Advantage Insurance
 

Advantage Insurance


When the policy holder dies the insurance company pays out a predetermined sum to the beneficiaries of the policy. In this respect it is similar to the term insurance, but there are two key differences: (i) there will be a payout even if you survive the term; and (ii) the policy amount builds up into a cash fund during the policy period, which is proportionately more than one would find in another type of policy.

You should always remember that this type of insurance product, although more attractive than the other types, is also more expensive. Experts advise against such a choice. They remind you that the main objective of insurance is to protect your family when you are no longer here. Mixing it with an investment venture would increase the risks. Term insurance should give you all the cover you need without costing too much.

Once you have decided which insurance route is best suited for you, you must then decide how much cover you need. Contact an insurance company, or consult your financial adviser if you have one. He will determine the level of cover that is appropriate for your financial situation both before and after you die.

Next you will have to fill out a proposal form. You will be asked questions ranging from your age and occupation to details about your health and any medical conditions that you currently have or have previously suffered from. It is in your interest to answer all questions fully and honestly. Any inaccuracy or false information may jeopardise a future claim.

Now you need to consider the option of buying insurance either directly from the insurance company or through a middlemen/broker. You can buy life insurance either directly from the life insurance company, or from an insurance broker approved by the financial services authority (FSA).

Look up the phone directory or browse around on the net. Read the ads. You will soon find either a broker or an insurance company whose products match your needs. Some brokers operate independently, whilst some serve as 'consultants' or 'agents' to the insurance company.

Many insurance companies extend their reach through the appointment of such brokers and middlemen. These brokers would, in most cases, take care of all the procedural requirements for you, including helping you choose the right type of policy. They would even offer you a discount for the policy which you wouldn’t have got had you gone directly to the insurance provider. In a discounted life insurance you pay less on your premiums yet still receive the same level of cover.

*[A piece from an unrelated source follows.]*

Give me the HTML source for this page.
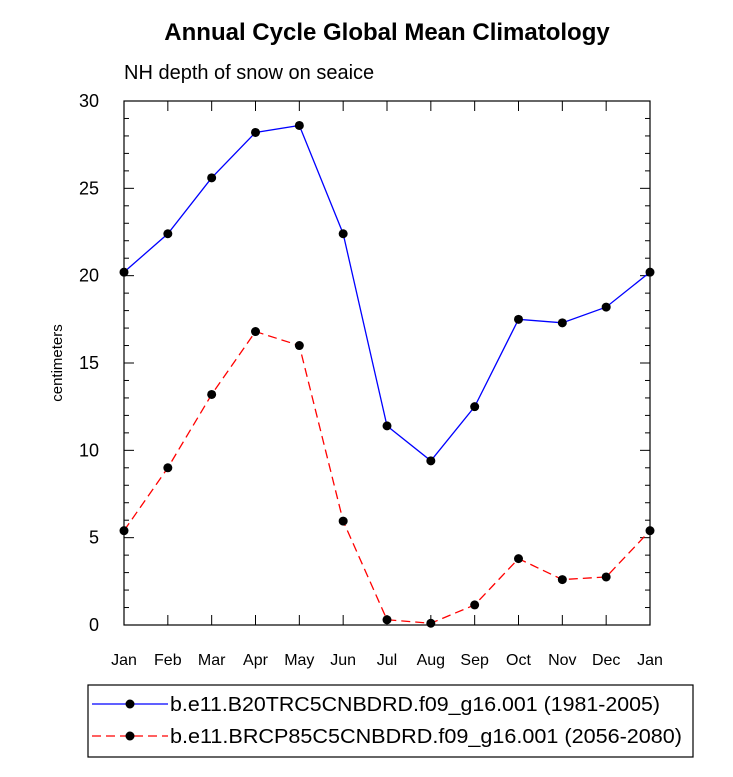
<!DOCTYPE html>
<html><head><meta charset="utf-8"><style>body{margin:0;background:#fff}svg{display:block;font-family:"Liberation Sans",sans-serif}</style></head>
<body>
<svg id="c" width="733" height="777"></svg>
<script>
const months=["Jan","Feb","Mar","Apr","May","Jun","Jul","Aug","Sep","Oct","Nov","Dec","Jan"];
const series1=[20.2,22.4,25.6,28.2,28.6,22.4,11.4,9.4,12.5,17.5,17.3,18.2,20.2];
const series2=[5.4,9.0,13.2,16.8,16.0,5.95,0.3,0.1,1.15,3.8,2.6,2.75,5.4];
const yTicks=[0,5,10,15,20,25,30];
const NS="http://www.w3.org/2000/svg";
const svg=document.getElementById('c');
const L=124,R=650,T=101,B=625;
const x=i=>L+i*(R-L)/12;
const y=v=>B-v*(B-T)/30;
function el(t,a,p){const e=document.createElementNS(NS,t);for(const k in a)e.setAttribute(k,a[k]);(p||svg).appendChild(e);return e;}
let t=el('text',{x:387,y:40,'text-anchor':'middle','font-size':24,'font-weight':'bold'});t.textContent="Annual Cycle Global Mean Climatology";

t=el('text',{x:124,y:79,'font-size':20});t.textContent="NH depth of snow on seaice";

t=el('text',{x:0,y:0,'font-size':15,'text-anchor':'middle',transform:'translate(62,363) rotate(-90)'});t.textContent="centimeters";

let f=el('rect',{x:L,y:T,width:R-L,height:B-T,fill:'none',stroke:'#000','stroke-width':1.2});

for(let v=0;v<=30;v++){const maj=v%5==0,len=maj?10:5;
 el('line',{x1:L,x2:L+len,y1:y(v),y2:y(v),stroke:'#000'});el('line',{x1:R,x2:R-len,y1:y(v),y2:y(v),stroke:'#000'});}
yTicks.forEach(v=>{const e=el('text',{x:99,y:y(v)+6,'text-anchor':'end','font-size':18});e.textContent=v;
 });
months.forEach((m,i)=>{el('line',{x1:x(i),x2:x(i),y1:B,y2:B-10,stroke:'#000'});el('line',{x1:x(i),x2:x(i),y1:T,y2:T+10,stroke:'#000'});
 const e=el('text',{x:x(i),y:B+40,'text-anchor':'middle','font-size':16});e.textContent=m;
 });
function draw(d,col,dash,name){const p=el('polyline',{points:d.map((v,i)=>x(i)+','+y(v)).join(' '),fill:'none',stroke:col,'stroke-width':1.3,'stroke-dasharray':dash});
 
 d.forEach((v,i)=>{const c=el('circle',{cx:x(i),cy:y(v),r:4.5,fill:'#000'});});}
draw(series1,'#0000ff','none','series-1981-2005');
draw(series2,'#ff0000','9,5','series-2056-2080');
const lg=el('g',{});
el('rect',{x:88,y:685,width:605,height:72,fill:'none',stroke:'#000','stroke-width':1.2},lg);
el('line',{x1:92,x2:168,y1:704,y2:704,stroke:'#0000ff','stroke-width':1.3},lg);
el('circle',{cx:130,cy:704,r:4.5},lg);
el('line',{x1:92,x2:168,y1:736,y2:736,stroke:'#ff0000','stroke-width':1.3,'stroke-dasharray':'9,5'},lg);
el('circle',{cx:130,cy:736,r:4.5},lg);
t=el('text',{x:170,y:711,'font-size':20,textLength:490,lengthAdjust:'spacingAndGlyphs'},lg);t.textContent="b.e11.B20TRC5CNBDRD.f09_g16.001 (1981-2005)";

t=el('text',{x:170,y:743,'font-size':20,textLength:512,lengthAdjust:'spacingAndGlyphs'},lg);t.textContent="b.e11.BRCP85C5CNBDRD.f09_g16.001 (2056-2080)";

</script>
</body></html>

The brokers are able to provide you a discount because the insurance company pays a commission to them, which they may, if they choose to do so, pass the benefit on to you.

The commission is paid to these middlemen as the insurance company makes a saving on the administrative costs. Also because the middlemen take work off them and introduce customers. But don’t expect discounted policies to be all that common. In practice however, things work out differently. If you were to take a policy directly form a provider, they would incur administration costs as would a broker. So your chances of getting a discounted price on your premium are few. Secondly, let’s not forget the insurance company is in the business for profit. So it would naturally set its charges at a level that ensures profit; which means increased cost of premium.

A broker would do something else that insurance companies would not: he would recommend that you review your term insurance policy and premiums after you’ve had one for a period of say five years or more. The broker knows that there is a possibility that changing a policy at this stage could dramatically reduce the premiums. Premiums increase as one gets older and besides it is much longer since you took that medical exam when you applied for the policy. With passage of time the risk increases for the insurer. So if you were to apply again for a new policy, and take a fresh medical exam, the insurer can see that you would be a better risk, thus you can cut your premiums.